**Exercise**
Retype word for word the first line of the listing and each line after it up to the line with "days = np.arange(1, 367, 5)", with the pictures taken out.

=== Data section ===

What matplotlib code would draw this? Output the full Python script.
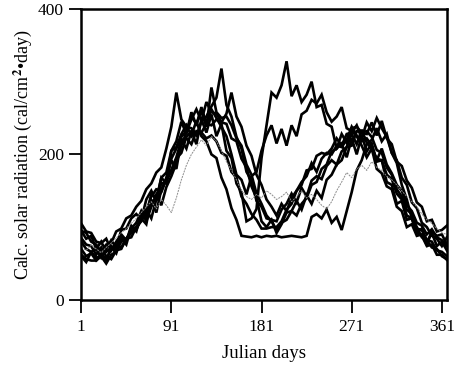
import numpy as np
import matplotlib.pyplot as plt

plt.rcParams['font.family'] = ['Liberation Serif', 'DejaVu Serif']
plt.rcParams['mathtext.fontset'] = 'stix'

# Julian day of every sample (5-day step)
days = np.arange(1, 367, 5)

# calculated daily solar radiation, one list per station/year (cal/cm2/day)
rad_a = [95, 84, 88, 70, 80, 66, 72, 64, 86, 80, 102, 96, 112, 104, 138, 120, 152, 165, 192, 180,
         220, 208, 232, 214, 248, 230, 255, 225, 242, 205, 195, 160, 148, 108, 112, 125, 195, 240, 285, 278,
         295, 328, 280, 295, 272, 282, 300, 265, 268, 242, 238, 208, 215, 196, 222, 200, 226, 204, 215, 190,
         192, 162, 158, 132, 136, 110, 112, 92, 98, 80, 92, 74, 80, 68]
rad_b = [70, 60, 64, 54, 60, 52, 74, 68, 84, 76, 100, 94, 120, 112, 146, 138, 168, 160, 205, 218,
         245, 228, 258, 240, 265, 242, 262, 250, 238, 225, 200, 172, 165, 145, 170, 176, 205, 226, 240, 215,
         235, 212, 240, 225, 255, 260, 275, 270, 282, 258, 245, 252, 265, 236, 232, 225, 212, 196, 208, 180,
         174, 156, 152, 128, 122, 100, 104, 88, 90, 76, 94, 88, 90, 76]
rad_c = [60, 52, 66, 70, 58, 70, 82, 72, 96, 98, 112, 118, 110, 138, 150, 136, 168, 175, 205, 210,
         228, 240, 226, 246, 225, 218, 200, 195, 168, 152, 126, 110, 88, 87, 86, 88, 86, 88, 87, 88,
         86, 87, 88, 87, 86, 88, 114, 118, 112, 124, 106, 114, 96, 122, 148, 178, 192, 214, 220, 236,
         218, 228, 202, 192, 168, 158, 134, 126, 106, 100, 88, 84, 74, 86]
rad_d = [105, 94, 92, 80, 78, 84, 68, 80, 90, 82, 98, 106, 122, 108, 128, 145, 130, 155, 170, 188,
         212, 230, 248, 262, 246, 272, 258, 256, 244, 242, 222, 218, 194, 182, 156, 140, 108, 100, 110, 92,
         104, 120, 122, 136, 124, 144, 132, 150, 140, 165, 172, 186, 192, 210, 212, 232, 230, 228, 244, 226,
         246, 222, 214, 190, 184, 164, 154, 134, 128, 108, 110, 94, 96, 102]
rad_e = [85, 76, 74, 62, 72, 60, 56, 68, 70, 84, 86, 100, 108, 124, 112, 138, 148, 166, 178, 194,
         202, 224, 232, 226, 245, 252, 266, 278, 318, 268, 252, 224, 208, 176, 164, 136, 128, 112, 110, 108,
         124, 132, 146, 134, 154, 142, 164, 170, 166, 184, 192, 186, 204, 210, 228, 214, 234, 216, 208, 194,
         192, 172, 166, 146, 138, 116, 112, 92, 88, 74, 76, 62, 62, 55]
rad_f = [95, 92, 80, 76, 66, 76, 78, 94, 98, 112, 116, 128, 136, 152, 160, 175, 182, 208, 238, 285,
         248, 238, 236, 228, 230, 222, 226, 218, 202, 198, 176, 168, 142, 132, 118, 110, 98, 98, 100, 100,
         108, 124, 132, 150, 158, 178, 180, 198, 202, 200, 208, 222, 212, 228, 230, 240, 222, 244, 232, 250,
         236, 224, 202, 188, 158, 138, 112, 100, 86, 82, 72, 70, 60, 56]
rad_g = [72, 68, 75, 70, 65, 72, 78, 85, 92, 98, 105, 112, 120, 128, 135, 125, 138, 130, 120, 140,
         165, 185, 200, 210, 220, 212, 225, 218, 205, 190, 178, 165, 150, 142, 138, 145, 140, 150, 145, 138,
         142, 148, 135, 142, 150, 140, 145, 138, 130, 125, 135, 150, 162, 175, 168, 180, 185, 178, 190, 182,
         178, 170, 165, 158, 150, 142, 135, 128, 118, 110, 105, 98, 92, 90]
rad_h = [80, 70, 66, 58, 60, 50, 62, 66, 80, 84, 94, 98, 110, 122, 142, 152, 150, 168, 194, 208,
         224, 232, 252, 242, 260, 238, 292, 258, 250, 252, 240, 222, 212, 186, 172, 146, 132, 116, 108, 96,
         106, 110, 122, 116, 132, 140, 158, 162, 180, 186, 204, 208, 228, 216, 236, 238, 230, 232, 224, 206,
         202, 182, 172, 152, 142, 124, 118, 98, 96, 82, 80, 68, 66, 60]
rad_i = [62, 56, 54, 54, 64, 56, 70, 74, 72, 84, 92, 100, 112, 116, 132, 140, 160, 162, 178, 196,
         220, 222, 214, 232, 230, 242, 240, 248, 244, 256, 285, 252, 238, 212, 198, 172, 158, 138, 128, 116,
         132, 122, 140, 150, 162, 170, 188, 176, 194, 202, 200, 212, 210, 220, 238, 226, 218, 222, 212, 192,
         208, 186, 174, 158, 150, 130, 122, 106, 102, 90, 97, 86, 82, 74]

black_series = [rad_a, rad_b, rad_c, rad_d, rad_e, rad_f, rad_h, rad_i]

fig = plt.figure(figsize=(4.56, 3.72), dpi=100)
ax = fig.add_axes([0.178, 0.194, 0.802, 0.782])

for vals in black_series:
    ax.plot(days, vals, color='black', lw=1.9, solid_joinstyle='miter')
ax.plot(days, rad_g, color='0.55', lw=0.7, ls=(0, (2, 1)))

ax.set_xlim(1, 366)
ax.set_ylim(0, 400)
ax.set_xticks([1, 91, 181, 271, 361])
ax.set_yticks([0, 200, 400])

for side in ['left', 'right', 'top', 'bottom']:
    ax.spines[side].set_linewidth(1.8)
ax.tick_params(direction='out', length=9, width=1.3, labelsize=12.5)
ax.tick_params(axis='x', pad=5)

ax.set_xlabel('Julian days', fontsize=13.5, labelpad=7)
ax.set_ylabel('Calc. solar radiation (cal/cm$^{\\mathbf{2}}$\u2022day)', fontsize=13, labelpad=3)

fig.savefig('out.png', dpi=100)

===

**Solution for this problem**
What matplotlib code would draw this? Output the full Python script.
import numpy as np
import matplotlib.pyplot as plt

plt.rcParams['font.family'] = ['Liberation Serif', 'DejaVu Serif']
plt.rcParams['mathtext.fontset'] = 'stix'

# Julian day of every sample (5-day step)
days = np.arange(1, 367, 5)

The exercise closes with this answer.